By that time, Kibler had advanced from a wheelchair to crutches after years of physical and occupational therapy. Toward the end of camp, one of the directors presented Kibler with a cane that had been signed by students and faculty.

“That really gave me the motivation to get to where I could walk with a cane,” he said.

Later that year, he took his first steps with his cane and today he jokes about losing it just like anyone else would misplace their keys.

“I spend 15 minutes sometimes looking for it in the morning,” said Kibler, whose furniture is arranged so that he can navigate his apartment without a cane. “The cane is always getting away from me.”

Kibler said his greatest accomplishment was last year when he completed the 6.2-mile AIDS Walk Los Angeles course, the farthest distance he had ever walked.

“I had trained and spent an entire month getting to that point,” Kibler said. “I didn’t feel (the strain on my legs). I didn’t feel the fatigue. There were so many people believing in me.“

He had attempted the walk in 2009, but a fall forced him to drop out and put him back in a wheelchair for several months to recover.

Kibler, who graduated from the Los Angeles Film School last December, used the walk as the centerpiece for a documentary he is making about HIV and AIDS awareness and his personal struggle with his diagnosis and disability.

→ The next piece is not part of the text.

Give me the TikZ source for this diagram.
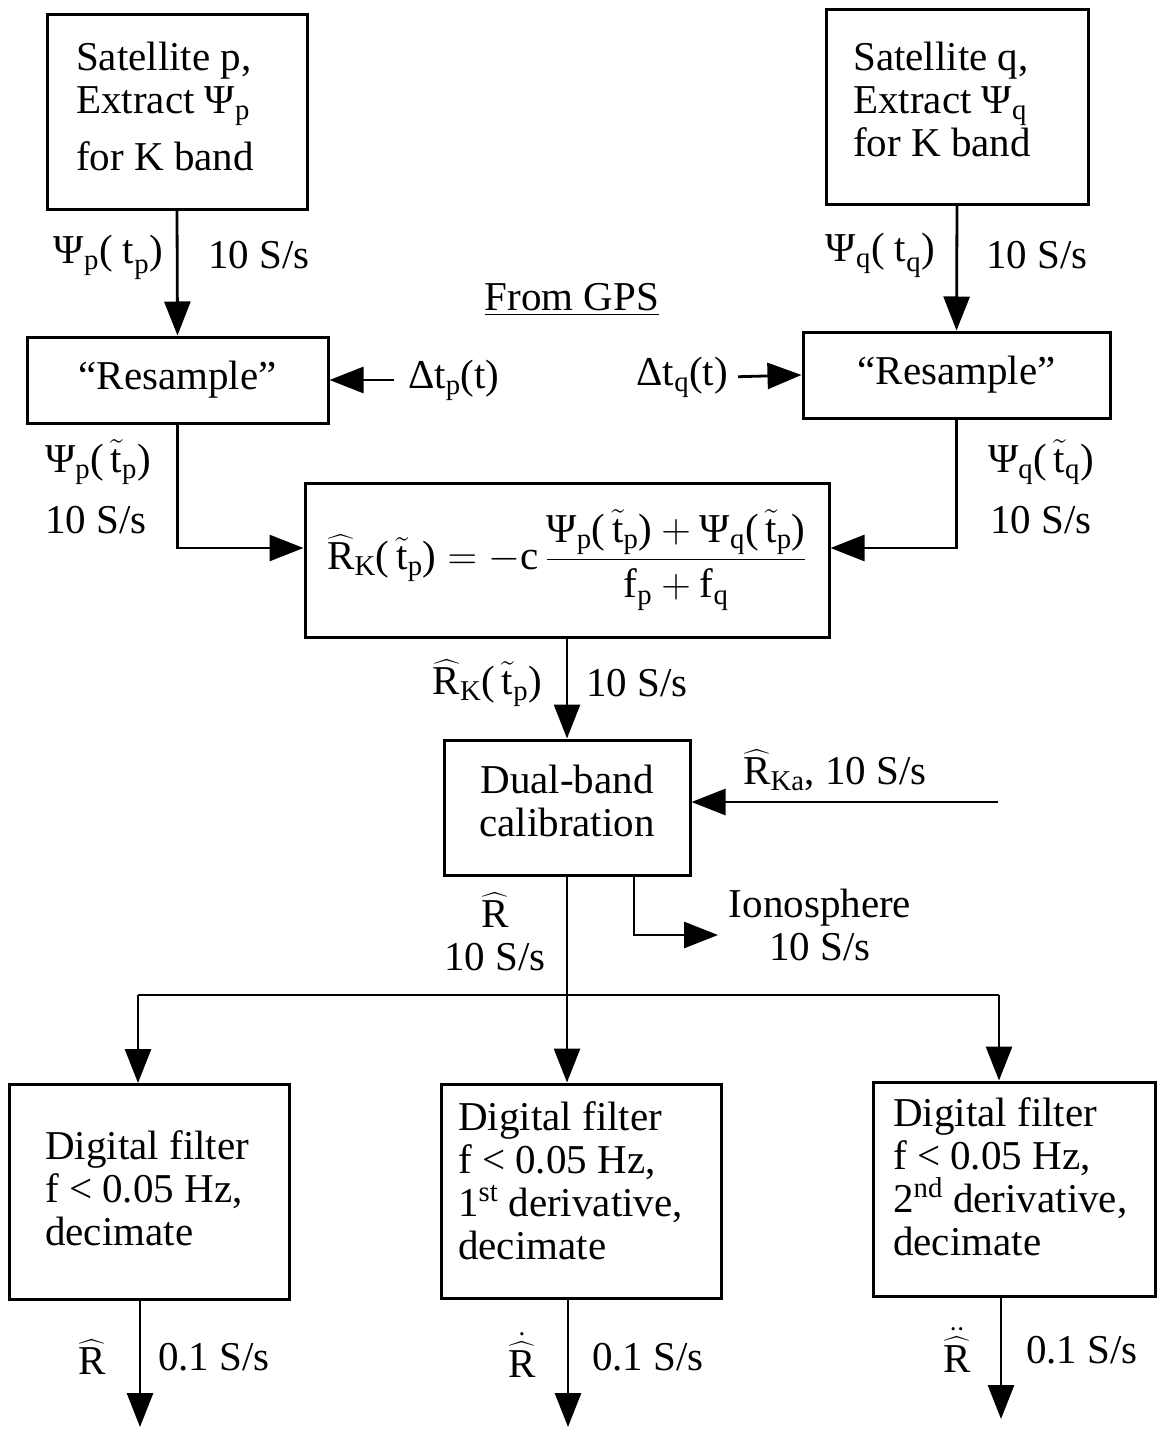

His initial plan was to create a short public service announcement about the virus, but Mark Bashian, who taught Kibler at the film school, had a different idea on how to spread awareness.

Bashian said he felt that Kibler’s story was so personal and touching that it could be a lot more powerful as an 87-minute documentary than a 10-minute commercial. He signed on to direct “Walk On” and became a self-proclaimed HIV statistics guru.

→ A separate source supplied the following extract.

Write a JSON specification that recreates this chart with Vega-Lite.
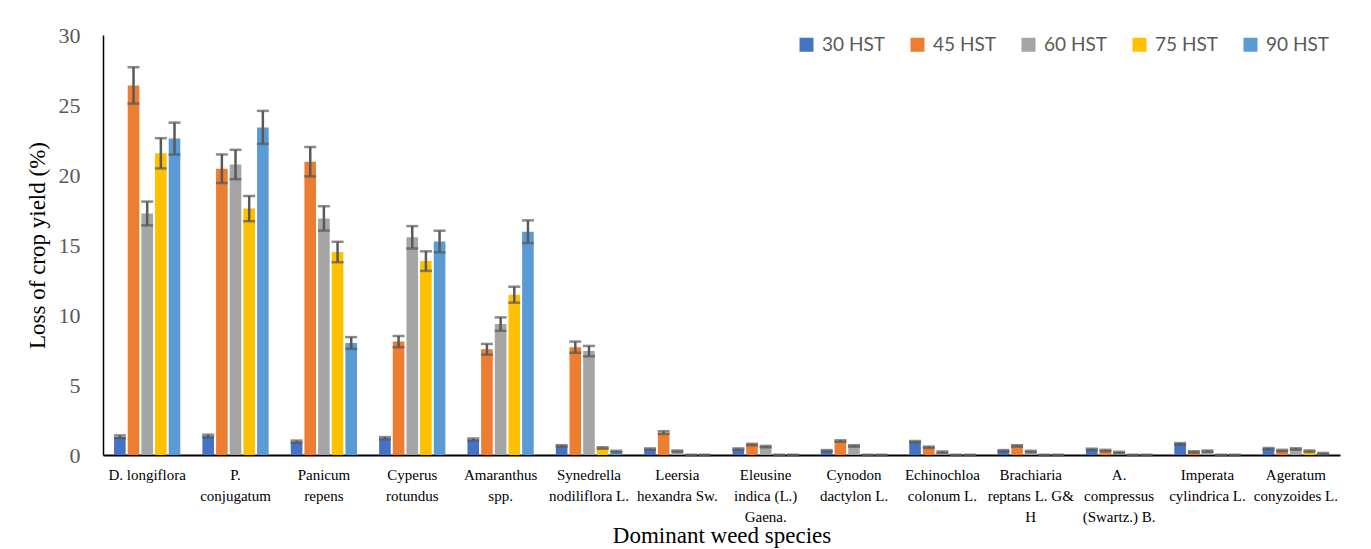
{
  "$schema": "https://vega.github.io/schema/vega-lite/v6.json",
  "width": 1237,
  "height": 420,
  "autosize": "none",
  "padding": {"left": 103, "top": 35, "right": 31, "bottom": 94},
  "background": "white",
  "config": {"view": {"stroke": null}, "axis": {"grid": false}},
  "data": {"values": [
    {"species": "D. longiflora", "stage": "30 HST", "value": 1.3, "lo": 1.2, "hi": 1.4},
    {"species": "D. longiflora", "stage": "45 HST", "value": 26.4, "lo": 25.1, "hi": 27.7},
    {"species": "D. longiflora", "stage": "60 HST", "value": 17.25, "lo": 16.4, "hi": 18.1},
    {"species": "D. longiflora", "stage": "75 HST", "value": 21.55, "lo": 20.47, "hi": 22.63},
    {"species": "D. longiflora", "stage": "90 HST", "value": 22.6, "lo": 21.46, "hi": 23.74},
    {"species": "P. conjugatum", "stage": "30 HST", "value": 1.35, "lo": 1.25, "hi": 1.45},
    {"species": "P. conjugatum", "stage": "45 HST", "value": 20.45, "lo": 19.43, "hi": 21.47},
    {"species": "P. conjugatum", "stage": "60 HST", "value": 20.75, "lo": 19.7, "hi": 21.8},
    {"species": "P. conjugatum", "stage": "75 HST", "value": 17.6, "lo": 16.7, "hi": 18.5},
    {"species": "P. conjugatum", "stage": "90 HST", "value": 23.4, "lo": 22.22, "hi": 24.58},
    {"species": "Panicum repens", "stage": "30 HST", "value": 0.95, "lo": 0.87, "hi": 1.03},
    {"species": "Panicum repens", "stage": "45 HST", "value": 20.95, "lo": 19.9, "hi": 22.0},
    {"species": "Panicum repens", "stage": "60 HST", "value": 16.9, "lo": 16.03, "hi": 17.77},
    {"species": "Panicum repens", "stage": "75 HST", "value": 14.5, "lo": 13.77, "hi": 15.23},
    {"species": "Panicum repens", "stage": "90 HST", "value": 8.0, "lo": 7.58, "hi": 8.42},
    {"species": "Cyperus rotundus", "stage": "30 HST", "value": 1.2, "lo": 1.12, "hi": 1.28},
    {"species": "Cyperus rotundus", "stage": "45 HST", "value": 8.1, "lo": 7.7, "hi": 8.5},
    {"species": "Cyperus rotundus", "stage": "60 HST", "value": 15.55, "lo": 14.75, "hi": 16.35},
    {"species": "Cyperus rotundus", "stage": "75 HST", "value": 13.85, "lo": 13.15, "hi": 14.55},
    {"species": "Cyperus rotundus", "stage": "90 HST", "value": 15.25, "lo": 14.48, "hi": 16.02},
    {"species": "Amaranthus spp.", "stage": "30 HST", "value": 1.1, "lo": 1.02, "hi": 1.18},
    {"species": "Amaranthus spp.", "stage": "45 HST", "value": 7.55, "lo": 7.17, "hi": 7.93},
    {"species": "Amaranthus spp.", "stage": "60 HST", "value": 9.35, "lo": 8.87, "hi": 9.83},
    {"species": "Amaranthus spp.", "stage": "75 HST", "value": 11.45, "lo": 10.88, "hi": 12.02},
    {"species": "Amaranthus spp.", "stage": "90 HST", "value": 15.95, "lo": 15.14, "hi": 16.76},
    {"species": "Synedrella nodiliflora L.", "stage": "30 HST", "value": 0.65, "lo": 0.6, "hi": 0.7},
    {"species": "Synedrella nodiliflora L.", "stage": "45 HST", "value": 7.7, "lo": 7.3, "hi": 8.1},
    {"species": "Synedrella nodiliflora L.", "stage": "60 HST", "value": 7.42, "lo": 7.05, "hi": 7.79},
    {"species": "Synedrella nodiliflora L.", "stage": "75 HST", "value": 0.5, "lo": 0.45, "hi": 0.55},
    {"species": "Synedrella nodiliflora L.", "stage": "90 HST", "value": 0.25, "lo": 0.2, "hi": 0.3},
    {"species": "Leersia hexandra Sw.", "stage": "30 HST", "value": 0.42, "lo": 0.37, "hi": 0.47},
    {"species": "Leersia hexandra Sw.", "stage": "45 HST", "value": 1.6, "lo": 1.5, "hi": 1.7},
    {"species": "Leersia hexandra Sw.", "stage": "60 HST", "value": 0.27, "lo": 0.22, "hi": 0.32},
    {"species": "Leersia hexandra Sw.", "stage": "75 HST", "value": 0, "lo": 0, "hi": 0},
    {"species": "Leersia hexandra Sw.", "stage": "90 HST", "value": 0, "lo": 0, "hi": 0},
    {"species": "Eleusine indica (L.) Gaena.", "stage": "30 HST", "value": 0.42, "lo": 0.37, "hi": 0.47},
    {"species": "Eleusine indica (L.) Gaena.", "stage": "45 HST", "value": 0.75, "lo": 0.7, "hi": 0.8},
    {"species": "Eleusine indica (L.) Gaena.", "stage": "60 HST", "value": 0.6, "lo": 0.55, "hi": 0.65},
    {"species": "Eleusine indica (L.) Gaena.", "stage": "75 HST", "value": 0, "lo": 0, "hi": 0},
    {"species": "Eleusine indica (L.) Gaena.", "stage": "90 HST", "value": 0, "lo": 0, "hi": 0},
    {"species": "Cynodon dactylon L.", "stage": "30 HST", "value": 0.3, "lo": 0.25, "hi": 0.35},
    {"species": "Cynodon dactylon L.", "stage": "45 HST", "value": 1.0, "lo": 0.95, "hi": 1.05},
    {"species": "Cynodon dactylon L.", "stage": "60 HST", "value": 0.65, "lo": 0.6, "hi": 0.7},
    {"species": "Cynodon dactylon L.", "stage": "75 HST", "value": 0, "lo": 0, "hi": 0},
    {"species": "Cynodon dactylon L.", "stage": "90 HST", "value": 0, "lo": 0, "hi": 0},
    {"species": "Echinochloa colonum L.", "stage": "30 HST", "value": 0.95, "lo": 0.9, "hi": 1.0},
    {"species": "Echinochloa colonum L.", "stage": "45 HST", "value": 0.55, "lo": 0.5, "hi": 0.6},
    {"species": "Echinochloa colonum L.", "stage": "60 HST", "value": 0.2, "lo": 0.15, "hi": 0.25},
    {"species": "Echinochloa colonum L.", "stage": "75 HST", "value": 0, "lo": 0, "hi": 0},
    {"species": "Echinochloa colonum L.", "stage": "90 HST", "value": 0, "lo": 0, "hi": 0},
    {"species": "Brachiaria reptans L. G& H", "stage": "30 HST", "value": 0.3, "lo": 0.25, "hi": 0.35},
    {"species": "Brachiaria reptans L. G& H", "stage": "45 HST", "value": 0.65, "lo": 0.6, "hi": 0.7},
    {"species": "Brachiaria reptans L. G& H", "stage": "60 HST", "value": 0.25, "lo": 0.2, "hi": 0.3},
    {"species": "Brachiaria reptans L. G& H", "stage": "75 HST", "value": 0, "lo": 0, "hi": 0},
    {"species": "Brachiaria reptans L. G& H", "stage": "90 HST", "value": 0, "lo": 0, "hi": 0},
    {"species": "A. compressus (Swartz.) B.", "stage": "30 HST", "value": 0.4, "lo": 0.35, "hi": 0.45},
    {"species": "A. compressus (Swartz.) B.", "stage": "45 HST", "value": 0.32, "lo": 0.27, "hi": 0.37},
    {"species": "A. compressus (Swartz.) B.", "stage": "60 HST", "value": 0.18, "lo": 0.13, "hi": 0.23},
    {"species": "A. compressus (Swartz.) B.", "stage": "75 HST", "value": 0, "lo": 0, "hi": 0},
    {"species": "A. compressus (Swartz.) B.", "stage": "90 HST", "value": 0, "lo": 0, "hi": 0},
    {"species": "Imperata cylindrica L.", "stage": "30 HST", "value": 0.8, "lo": 0.75, "hi": 0.85},
    {"species": "Imperata cylindrica L.", "stage": "45 HST", "value": 0.22, "lo": 0.17, "hi": 0.27},
    {"species": "Imperata cylindrica L.", "stage": "60 HST", "value": 0.27, "lo": 0.22, "hi": 0.32},
    {"species": "Imperata cylindrica L.", "stage": "75 HST", "value": 0, "lo": 0, "hi": 0},
    {"species": "Imperata cylindrica L.", "stage": "90 HST", "value": 0, "lo": 0, "hi": 0},
    {"species": "Ageratum conyzoides L.", "stage": "30 HST", "value": 0.45, "lo": 0.4, "hi": 0.5},
    {"species": "Ageratum conyzoides L.", "stage": "45 HST", "value": 0.32, "lo": 0.27, "hi": 0.37},
    {"species": "Ageratum conyzoides L.", "stage": "60 HST", "value": 0.43, "lo": 0.38, "hi": 0.48},
    {"species": "Ageratum conyzoides L.", "stage": "75 HST", "value": 0.27, "lo": 0.22, "hi": 0.32},
    {"species": "Ageratum conyzoides L.", "stage": "90 HST", "value": 0.1, "lo": 0.05, "hi": 0.15}
  ]},
  "encoding": {
    "x": {
      "field": "species", "type": "nominal", "sort": null,
      "scale": {"paddingInner": 0.25, "paddingOuter": 0.125},
      "axis": {
        "title": "Dominant weed species",
        "titleFont": "Liberation Serif", "titleFontSize": 23, "titleFontWeight": "normal", "titleColor": "black",
        "titleY": 80, "titleBaseline": "middle",
        "labelAngle": 0, "labelFont": "Liberation Serif", "labelFontSize": 15, "labelColor": "black",
        "labelLineHeight": 21, "labelPadding": 12, "labelBaseline": "top", "labelLimit": 200,
        "ticks": false, "domainColor": "black", "domainWidth": 2,
        "labelExpr": "datum.label == 'D. longiflora' ? datum.label : datum.label == 'Eleusine indica (L.) Gaena.' ? ['Eleusine', 'indica (L.)', 'Gaena.'] : datum.label == 'Brachiaria reptans L. G& H' ? ['Brachiaria', 'reptans L. G&', 'H'] : datum.label == 'A. compressus (Swartz.) B.' ? ['A.', 'compressus', '(Swartz.) B.'] : [substring(datum.label, 0, indexof(datum.label, ' ')), substring(datum.label, indexof(datum.label, ' ') + 1)]"
      }
    },
    "xOffset": {
      "field": "stage", "type": "nominal",
      "scale": {"domain": ["30 HST", "45 HST", "60 HST", "75 HST", "90 HST"], "paddingInner": 0.15, "paddingOuter": 0}
    }
  },
  "layer": [
    {
      "mark": {"type": "bar"},
      "encoding": {
        "y": {
          "field": "value", "type": "quantitative",
          "scale": {"domain": [0, 30]},
          "axis": {
            "title": "Loss of crop yield (%)", "values": [0, 5, 10, 15, 20, 25, 30],
            "titleFont": "Liberation Serif", "titleFontSize": 23, "titleFontWeight": "normal", "titleColor": "black",
            "titleX": -66, "titleY": 210, "titleAngle": -90, "titleBaseline": "middle", "titleAlign": "center",
            "labelFont": "Liberation Serif", "labelFontSize": 22, "labelColor": "#595959", "labelPadding": 23,
            "ticks": false, "domainColor": "black", "domainWidth": 1.5
          }
        },
        "color": {
          "field": "stage", "type": "nominal",
          "scale": {"domain": ["30 HST", "45 HST", "60 HST", "75 HST", "90 HST"], "range": ["#4472C4", "#ED7D31", "#A5A5A5", "#FFC000", "#5B9BD5"]},
          "legend": {
            "title": null, "orient": "none", "legendX": 694, "legendY": 0, "direction": "horizontal", "columns": 5,
            "symbolType": "square", "symbolSize": 196, "symbolStrokeWidth": 0, "labelFont": "Lato", "labelFontSize": 19, "labelColor": "#595959",
            "labelOffset": 6, "columnPadding": 23, "padding": 0
          }
        }
      }
    },
    {
      "mark": {"type": "rule", "color": "#595959", "strokeWidth": 2.5},
      "encoding": {
        "y": {"field": "lo", "type": "quantitative"},
        "y2": {"field": "hi"}
      }
    },
    {
      "mark": {"type": "tick", "color": "#595959", "thickness": 2.5, "size": 12},
      "encoding": {"y": {"field": "lo", "type": "quantitative"}}
    },
    {
      "mark": {"type": "tick", "color": "#595959", "thickness": 2.5, "size": 12},
      "encoding": {"y": {"field": "hi", "type": "quantitative"}}
    }
  ]
}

“If we end up helping one person to be more educated about HIV and AIDS, we’ll have done our job,” Bashian said.

Kibler’s mother refused to be interviewed for the documentary and doesn’t like to talk about her condition. However, Bashian flew her to California to see her son cross the finish line at the walk last year.

“She lived in Florida and she couldn’t come out to see even though she really wanted to, or at least that’s what she told me,” Kibler said. “She was there at the finish line and that was probably the best part of it — the fact that she could share that and could be there for it.”

These days, Kibler takes eight pills a day to contain the virus and visits his doctor every three months. He gets up at 6 each morning to work on the documentary and spends his afternoons working on different casting and producing projects.

For the most part, he lives his day-to-day life as anyone else would, just with a few more falls.

“It’s a privilege to fall for me,” he said. “If I can fall and then get back up, that is something I couldn’t do 12 years ago. I would rather do that every single day than go back to being in a wheelchair.”